— STATED TASK —
Your task is to repeat all of the data exactly while excluding the pictures.

— SOURCE MATERIAL —
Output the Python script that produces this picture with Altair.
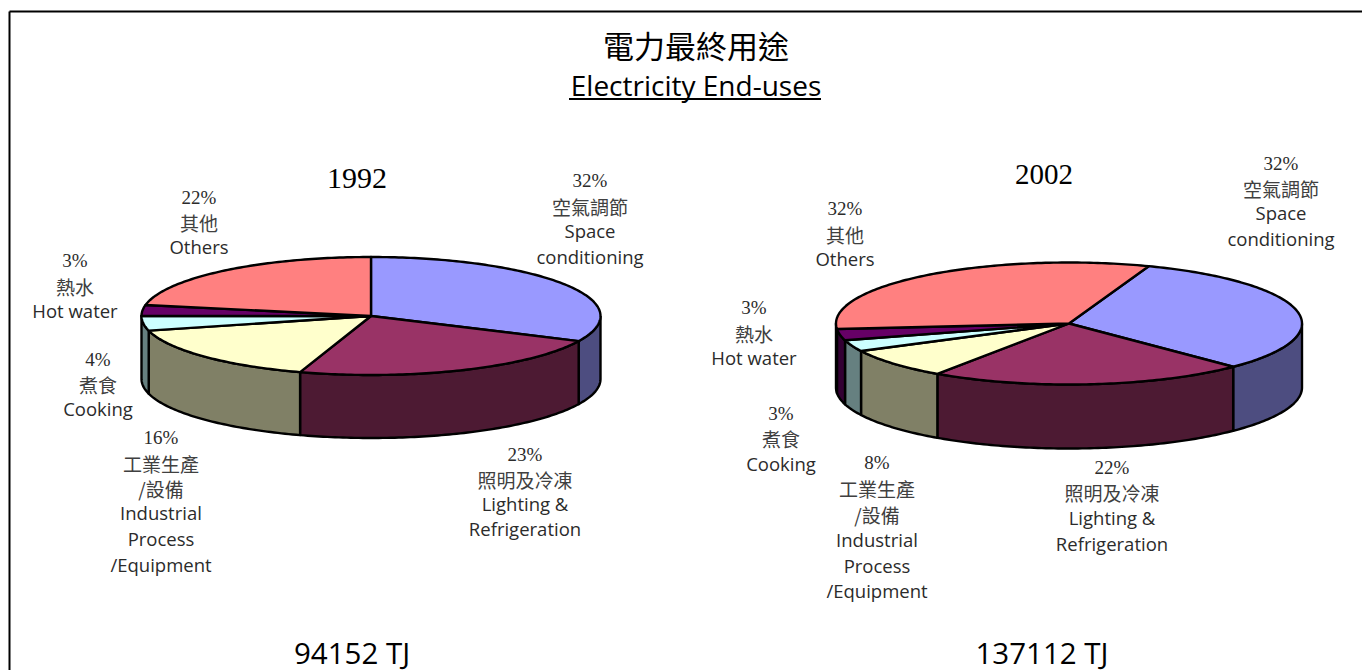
import math
import altair as alt
import pandas as pd

W, H = 1354, 662
CJK = "Noto Sans CJK TC"
LATIN = "Open Sans"
SERIF = "Liberation Serif"
INK = "#2b2b2b"
CJK_INK = "#404040"

categories = ["Space", "Lighting", "Industrial", "Cooking", "Hot water", "Others"]
shares_1992 = [32, 23, 16, 4, 3, 22]
shares_2002 = [32, 22, 8, 3, 3, 32]
top_colors = ["#9999FF", "#993366", "#FFFFCC", "#CCFFFF", "#660066", "#FF8080"]
side_colors = ["#4D4D80", "#4D1A33", "#808066", "#668080", "#330033", "#804040"]

# pie geometry: centre x, centre y, radius x, radius y, depth, first-slice angle
pie_1992 = (363, 308, 229.5, 59, 63, 0)
pie_2002 = (1061, 315.5, 233, 61, 64, 20)

x_scale = alt.Scale(domain=[0, W], range=[0, W], nice=False, zero=False)
y_scale = alt.Scale(domain=[0, H], range=[0, H], nice=False, zero=False)


def arc(cx, cy, rx, ry, a, b):
    n = max(2, int(abs(b - a)) + 1)
    pts = []
    for i in range(n + 1):
        t = math.radians(a + (b - a) * i / n)
        pts.append((cx + rx * math.sin(t), cy - ry * math.cos(t)))
    return pts


def face(points, fill):
    closed = points + [points[0]]
    df = pd.DataFrame(
        {"px": [p[0] for p in closed], "py": [p[1] for p in closed], "i": range(len(closed))}
    )
    return (
        alt.Chart(df)
        .mark_line(fill=fill, stroke="black", strokeWidth=2.4, strokeJoin="round", clip=False)
        .encode(
            x=alt.X("px:Q", scale=x_scale, axis=None),
            y=alt.Y("py:Q", scale=y_scale, axis=None),
            order=alt.Order("i:Q"),
        )
    )


def pie(shares, geom):
    cx, cy, rx, ry, depth, start = geom
    sides, tops = [], []
    a = start
    for s, top, side in zip(shares, top_colors, side_colors):
        b = a + s * 3.6
        lo, hi = max(a, 90), min(b, 270)
        if hi > lo:
            upper = arc(cx, cy, rx, ry, lo, hi)
            lower = arc(cx, cy + depth, rx, ry, hi, lo)
            sides.append(face(upper + lower, side))
        tops.append(face([(cx, cy)] + arc(cx, cy, rx, ry, a, b), top))
        a = b
    return sides + tops


def text(t, x, y, size=19, font=LATIN, color=INK):
    return (
        alt.Chart(pd.DataFrame({"t": [t]}))
        .mark_text(font=font, fontSize=size, color=color, align="center", baseline="middle")
        .encode(text="t:N", x=alt.value(x - 8), y=alt.value(y - 8))
    )


def label(x, ys, lines):
    out = []
    for y, t in zip(ys, lines):
        if t.endswith("%"):
            out.append(text(t, x, y + 1, 19, SERIF))
        elif ord(t[0]) > 0x2000 or (t[0] == "/" and ord(t[1]) > 0x2000):
            out.append(text(t, x, y + 1.5, 19, CJK, CJK_INK))
        else:
            out.append(text(t, x, y + 1, 18.5, LATIN))
    return out


layers = []
layers += pie(shares_1992, pie_1992)
layers += pie(shares_2002, pie_2002)

# frame and title underline
rule = lambda **kw: alt.Chart(pd.DataFrame({"a": [0]})).mark_rule(color="black", strokeWidth=2).encode(**kw)
layers.append(rule(x=alt.value(1.5), y=alt.value(3.5), y2=alt.value(H)))
layers.append(rule(x=alt.value(1.5), x2=alt.value(W), y=alt.value(3.5)))
layers.append(rule(x=alt.value(569 - 8), x2=alt.value(821 - 8), y=alt.value(99 - 8)))

layers += [
    text("電力最終用途", 696, 49, 31, CJK, "black"),
    text("Electricity End-uses", 696, 88, 28, LATIN, "black"),
    text("1992", 357, 179, 30, SERIF, "black"),
    text("2002", 1044, 175, 29, SERIF, "black"),
    text("94152 TJ", 352, 655, 29.5, LATIN, "black"),
    text("137112 TJ", 1042, 655, 29.5, LATIN, "black"),
]

layers += label(590, [180, 207, 231, 257], [f"{shares_1992[0]}%", "空氣調節", "Space", "conditioning"])
layers += label(525, [454, 480, 504, 529], [f"{shares_1992[1]}%", "照明及冷凍", "Lighting &", "Refrigeration"])
layers += label(161, [437, 464, 489, 513, 539, 565], [f"{shares_1992[2]}%", "工業生產", "/設備", "Industrial", "Process", "/Equipment"])
layers += label(98, [359, 385, 409], [f"{shares_1992[3]}%", "煮食", "Cooking"])
layers += label(75, [260, 287, 311], [f"{shares_1992[4]}%", "熱水", "Hot water"])
layers += label(199, [197, 223, 247], [f"{shares_1992[5]}%", "其他", "Others"])

layers += label(1281, [163, 189, 213, 239], [f"{shares_2002[0]}%", "空氣調節", "Space", "conditioning"])
layers += label(1112, [467, 493, 518, 544], [f"{shares_2002[1]}%", "照明及冷凍", "Lighting &", "Refrigeration"])
layers += label(877, [462, 489, 515, 540, 566, 591], [f"{shares_2002[2]}%", "工業生產", "/設備", "Industrial", "Process", "/Equipment"])
layers += label(781, [413, 439, 464], [f"{shares_2002[3]}%", "煮食", "Cooking"])
layers += label(754, [307, 334, 358], [f"{shares_2002[4]}%", "熱水", "Hot water"])
layers += label(845, [208, 235, 259], [f"{shares_2002[5]}%", "其他", "Others"])

chart = (
    alt.layer(*layers)
    .properties(width=W, height=H, padding=0, autosize=alt.AutoSizeParams(type="none"), background="white")
    .configure_view(stroke=None)
)

chart.save("out.html", embed_options={"renderer": "svg", "actions": False})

— FULL OUTPUT —
Output the Python script that produces this picture with Altair.
import math
import altair as alt
import pandas as pd

W, H = 1354, 662
CJK = "Noto Sans CJK TC"
LATIN = "Open Sans"
SERIF = "Liberation Serif"
INK = "#2b2b2b"
CJK_INK = "#404040"

categories = ["Space", "Lighting", "Industrial", "Cooking", "Hot water", "Others"]
shares_1992 = [32, 23, 16, 4, 3, 22]
shares_2002 = [32, 22, 8, 3, 3, 32]
top_colors = ["#9999FF", "#993366", "#FFFFCC", "#CCFFFF", "#660066", "#FF8080"]
side_colors = ["#4D4D80", "#4D1A33", "#808066", "#668080", "#330033", "#804040"]

# pie geometry: centre x, centre y, radius x, radius y, depth, first-slice angle
pie_1992 = (363, 308, 229.5, 59, 63, 0)
pie_2002 = (1061, 315.5, 233, 61, 64, 20)

x_scale = alt.Scale(domain=[0, W], range=[0, W], nice=False, zero=False)
y_scale = alt.Scale(domain=[0, H], range=[0, H], nice=False, zero=False)


def arc(cx, cy, rx, ry, a, b):
    n = max(2, int(abs(b - a)) + 1)
    pts = []
    for i in range(n + 1):
        t = math.radians(a + (b - a) * i / n)
        pts.append((cx + rx * math.sin(t), cy - ry * math.cos(t)))
    return pts


def face(points, fill):
    closed = points + [points[0]]
    df = pd.DataFrame(
        {"px": [p[0] for p in closed], "py": [p[1] for p in closed], "i": range(len(closed))}
    )
    return (
        alt.Chart(df)
        .mark_line(fill=fill, stroke="black", strokeWidth=2.4, strokeJoin="round", clip=False)
        .encode(
            x=alt.X("px:Q", scale=x_scale, axis=None),
            y=alt.Y("py:Q", scale=y_scale, axis=None),
            order=alt.Order("i:Q"),
        )
    )


def pie(shares, geom):
    cx, cy, rx, ry, depth, start = geom
    sides, tops = [], []
    a = start
    for s, top, side in zip(shares, top_colors, side_colors):
        b = a + s * 3.6
        lo, hi = max(a, 90), min(b, 270)
        if hi > lo:
            upper = arc(cx, cy, rx, ry, lo, hi)
            lower = arc(cx, cy + depth, rx, ry, hi, lo)
            sides.append(face(upper + lower, side))
        tops.append(face([(cx, cy)] + arc(cx, cy, rx, ry, a, b), top))
        a = b
    return sides + tops


def text(t, x, y, size=19, font=LATIN, color=INK):
    return (
        alt.Chart(pd.DataFrame({"t": [t]}))
        .mark_text(font=font, fontSize=size, color=color, align="center", baseline="middle")
        .encode(text="t:N", x=alt.value(x - 8), y=alt.value(y - 8))
    )


def label(x, ys, lines):
    out = []
    for y, t in zip(ys, lines):
        if t.endswith("%"):
            out.append(text(t, x, y + 1, 19, SERIF))
        elif ord(t[0]) > 0x2000 or (t[0] == "/" and ord(t[1]) > 0x2000):
            out.append(text(t, x, y + 1.5, 19, CJK, CJK_INK))
        else:
            out.append(text(t, x, y + 1, 18.5, LATIN))
    return out


layers = []
layers += pie(shares_1992, pie_1992)
layers += pie(shares_2002, pie_2002)

# frame and title underline
rule = lambda **kw: alt.Chart(pd.DataFrame({"a": [0]})).mark_rule(color="black", strokeWidth=2).encode(**kw)
layers.append(rule(x=alt.value(1.5), y=alt.value(3.5), y2=alt.value(H)))
layers.append(rule(x=alt.value(1.5), x2=alt.value(W), y=alt.value(3.5)))
layers.append(rule(x=alt.value(569 - 8), x2=alt.value(821 - 8), y=alt.value(99 - 8)))

layers += [
    text("電力最終用途", 696, 49, 31, CJK, "black"),
    text("Electricity End-uses", 696, 88, 28, LATIN, "black"),
    text("1992", 357, 179, 30, SERIF, "black"),
    text("2002", 1044, 175, 29, SERIF, "black"),
    text("94152 TJ", 352, 655, 29.5, LATIN, "black"),
    text("137112 TJ", 1042, 655, 29.5, LATIN, "black"),
]

layers += label(590, [180, 207, 231, 257], [f"{shares_1992[0]}%", "空氣調節", "Space", "conditioning"])
layers += label(525, [454, 480, 504, 529], [f"{shares_1992[1]}%", "照明及冷凍", "Lighting &", "Refrigeration"])
layers += label(161, [437, 464, 489, 513, 539, 565], [f"{shares_1992[2]}%", "工業生產", "/設備", "Industrial", "Process", "/Equipment"])
layers += label(98, [359, 385, 409], [f"{shares_1992[3]}%", "煮食", "Cooking"])
layers += label(75, [260, 287, 311], [f"{shares_1992[4]}%", "熱水", "Hot water"])
layers += label(199, [197, 223, 247], [f"{shares_1992[5]}%", "其他", "Others"])

layers += label(1281, [163, 189, 213, 239], [f"{shares_2002[0]}%", "空氣調節", "Space", "conditioning"])
layers += label(1112, [467, 493, 518, 544], [f"{shares_2002[1]}%", "照明及冷凍", "Lighting &", "Refrigeration"])
layers += label(877, [462, 489, 515, 540, 566, 591], [f"{shares_2002[2]}%", "工業生產", "/設備", "Industrial", "Process", "/Equipment"])
layers += label(781, [413, 439, 464], [f"{shares_2002[3]}%", "煮食", "Cooking"])
layers += label(754, [307, 334, 358], [f"{shares_2002[4]}%", "熱水", "Hot water"])
layers += label(845, [208, 235, 259], [f"{shares_2002[5]}%", "其他", "Others"])

chart = (
    alt.layer(*layers)
    .properties(width=W, height=H, padding=0, autosize=alt.AutoSizeParams(type="none"), background="white")
    .configure_view(stroke=None)
)

chart.save("out.html", embed_options={"renderer": "svg", "actions": False})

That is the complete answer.